Credit Repair Scams: Part Two

We previously discussed a few common credit repair scams but believe it or not, there are additional deceptive or fraudulent acts in the credit repair world to be cautious about.

Purposely Delaying the Credit Repair Process

Most credit repair companies charge monthly fees which encourages them to work slowly or inefficiently. The simple fact is that the longer you stay enrolled the more money they make. Credit repair does take time but if the company has already disputed every disputable item twice and tells you the third time is a charm, they are probably lying. The truth is that disputing an item three or more times without any additional justification is highly unlikely to result in a deletion. The only certainty in this situation is that sending the additional disputes will cost you additional monthly fees.
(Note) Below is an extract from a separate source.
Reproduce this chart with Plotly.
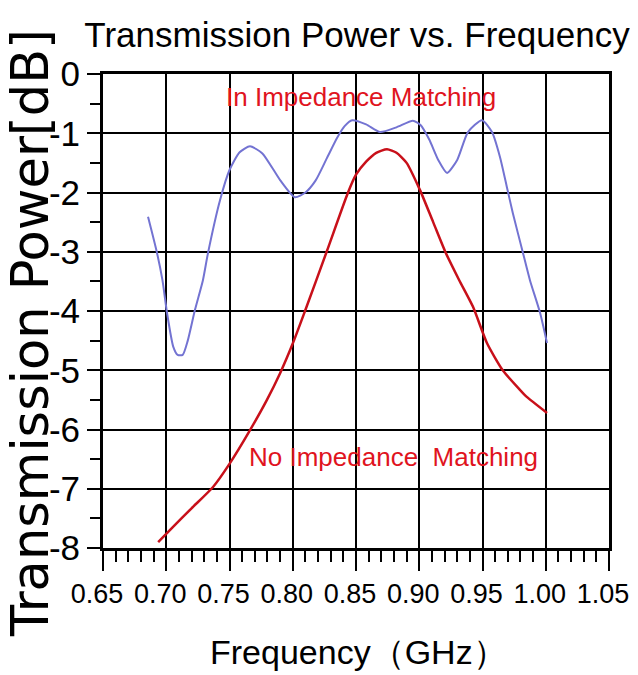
import plotly.graph_objects as go

# Blue: "In Impedance Matching"
blue_freq = [0.6856, 0.6927, 0.697, 0.7006, 0.7055, 0.709, 0.713, 0.717, 0.7227, 0.729, 0.733,
             0.7425, 0.750, 0.758, 0.7662, 0.776, 0.790, 0.8017, 0.810, 0.818, 0.827, 0.835,
             0.841, 0.847, 0.858, 0.869, 0.882, 0.895, 0.901, 0.908, 0.915, 0.922, 0.930, 0.9385,
             0.9496, 0.9575, 0.9638, 0.9693, 0.974, 0.982, 0.9875, 0.9955, 1.001]
blue_db = [-2.41, -3.02, -3.48, -4.03, -4.60, -4.74, -4.74, -4.50, -3.98, -3.48, -3.02,
           -2.13, -1.62, -1.32, -1.22, -1.34, -1.79, -2.08, -2.00, -1.80, -1.42, -1.08,
           -0.88, -0.78, -0.85, -0.98, -0.90, -0.79, -0.86, -1.11, -1.45, -1.67, -1.45, -0.98,
           -0.78, -0.98, -1.40, -1.91, -2.35, -3.02, -3.48, -4.03, -4.54]

# Red: "No Impedance Matching"
red_freq = [0.6936, 0.705, 0.720, 0.737, 0.750, 0.766, 0.7796, 0.790, 0.800, 0.8097, 0.8268,
            0.8437, 0.850, 0.858, 0.866, 0.8745, 0.882, 0.890, 0.9006, 0.911, 0.921, 0.9316,
            0.9425, 0.9535, 0.966, 0.9796, 0.985, 1.001]
red_db = [-7.90, -7.65, -7.33, -6.97, -6.58, -6.02, -5.50, -5.05, -4.55, -4.00, -3.00,
          -2.00, -1.70, -1.48, -1.33, -1.27, -1.33, -1.50, -1.96, -2.50, -3.02, -3.48,
          -3.93, -4.54, -5.00, -5.33, -5.45, -5.72]

x_ticks = [0.65, 0.70, 0.75, 0.80, 0.85, 0.90, 0.95, 1.00, 1.05]
x_tick_labels = ["0.65", "0.70", "0.75", "0.80", "0.85", "0.90", "0.95", "1.00", "1.05"]
y_ticks = [0, -1, -2, -3, -4, -5, -6, -7, -8]

FONT = "Liberation Sans, Arial, sans-serif"
# the page body adds an 8px offset; figure coordinates = screenshot coordinates - 8
W, H = 630, 667
L, T = 95, 66
PW, PH = 506, 474
R, B = W - L - PW, H - T - PH

fig = go.Figure()
fig.add_trace(go.Scatter(x=blue_freq, y=blue_db, mode="lines",
                         line=dict(color="#7373d2", width=2, shape="spline", smoothing=0.6),
                         showlegend=False, hoverinfo="skip"))
fig.add_trace(go.Scatter(x=red_freq, y=red_db, mode="lines",
                         line=dict(color="#c8101a", width=2.5, shape="spline", smoothing=0.6),
                         showlegend=False, hoverinfo="skip"))

fig.add_annotation(x=0.854, y=-0.39, xref="x", yref="y", text="In Impedance Matching", showarrow=False,
                   font=dict(family=FONT, size=26, color="#e0141e"))
fig.add_annotation(x=0.88, y=-6.46, xref="x", yref="y", text="No Impedance\u00a0 Matching", showarrow=False,
                   font=dict(family=FONT, size=26, color="#e0141e"))

# x-axis title
fig.add_annotation(x=(350 - L) / PW, y=-(644 - (T + PH)) / PH, xref="paper", yref="paper",
                   text="Frequency（GHz）", showarrow=False, xanchor="center", yanchor="middle",
                   font=dict(family=FONT, size=34, color="black"))
# y-axis title
fig.add_annotation(x=-(L - 22) / PW, y=(T + PH - 325) / PH, xref="paper", yref="paper",
                   text="Transmission Power[dB]", textangle=-90, showarrow=False,
                   xanchor="center", yanchor="middle",
                   font=dict(family="DejaVu Sans, Verdana, sans-serif", size=51, color="black"))

fig.update_layout(
    width=W, height=H,
    margin=dict(l=L, r=R, t=T, b=B, autoexpand=False),
    paper_bgcolor="white", plot_bgcolor="white",
    title=dict(text="Transmission Power vs. Frequency", x=349 / W, xanchor="center",
               y=1 - 27 / H, yanchor="middle", automargin=False,
               font=dict(family=FONT, size=35, color="black")),
    xaxis=dict(range=[0.65, 1.05], tickvals=x_ticks, ticktext=x_tick_labels, tickangle=0,
               ticklabeloverflow="allow", automargin=False, ticklabelshift=-6,
               showgrid=True, gridcolor="black", gridwidth=2,
               showline=True, linecolor="black", linewidth=3, mirror=True,
               ticks="outside", ticklen=20, tickwidth=1.5, tickcolor="black",
               minor=dict(dtick=0.01, tick0=0.65, ticks="outside", ticklen=11, tickwidth=1.5,
                          tickcolor="black", showgrid=False),
               tickfont=dict(family=FONT, size=27, color="black"), zeroline=False),
    yaxis=dict(range=[-8, 0], tickvals=y_ticks, ticktext=[str(v) for v in y_ticks],
               automargin=False,
               showgrid=True, gridcolor="black", gridwidth=2,
               showline=True, linecolor="black", linewidth=3, mirror=True,
               ticks="outside", ticklen=13, tickwidth=1.5, tickcolor="black",
               minor=dict(dtick=0.5, tick0=0, ticks="outside", ticklen=10, tickwidth=1.5,
                          tickcolor="black", showgrid=False),
               tickfont=dict(family=FONT, size=35, color="black"), zeroline=False),
)

fig.write_html("out.html")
Contractual Waivers of Consumer Rights

Though not strictly considered a credit repair scam, almost all credit repair companies put a waiver of your consumer rights clause in your contract. Arbitration clauses or waivers of your right to participate in a class action are the most common waivers used but others occur as well. In certain situations, such waivers are void and considered to be deceptive sales practices under the Credit Repair Organizations Act (CROA) and also under many state unfair practices acts. In some situations these waivers are actually legal, however, so consult a consumer rights attorney to find out whether this is a violation in your state. Frankly, however, even if these waivers were not unlawful or deceptive you should ask yourself if you really want to do business with a company that proclaims to be a champion of consumer rights yet is so willing to trample yours.

Taking Credit for False Deletions

Credit trade lines naturally fall off your reports after a certain amount of time. The period varies but is generally seven years. Some credit report repair organizations take credit for these natural fall-offs even when the company made no contribution whatsoever to that deletion. They will even take credit for items removed as a result of the client’s self-help efforts. Taking credit for the work of others or for the mere passage of time is a shameful practice but is rampant among credit report repair companies.

Misstating or Falsifying Results

Most credit repair organizations brag about their results. Testimonials are most common but numerous websites purporting to be unbiased reviews are also typical. Though it is difficult to detect which ones, many of those website reviews and testimonials are outright fakes. In many circumstances, the company will use commissioned agents or affiliates to enroll clients. Because the paychecks of these salesmen are tied directly to enrolling clients, they have ample incentive to falsify or exaggerate past results. Be cautious of any company who brags about past results that cannot be independently verified.

Conclusion

These and other credit repair rip-offs are shockingly common in the credit repair industry. Your best method of avoiding these scams is to completely ignore mainstream credit repair companies. Instead, do your own credit repair or find a licensed consumer law attorney who takes his oaths of integrity, diligence, and confidentiality seriously. Either way, it is always good practice to use your best judgment and never rely solely on the words of easily faked testimonials or commissioned sales persons.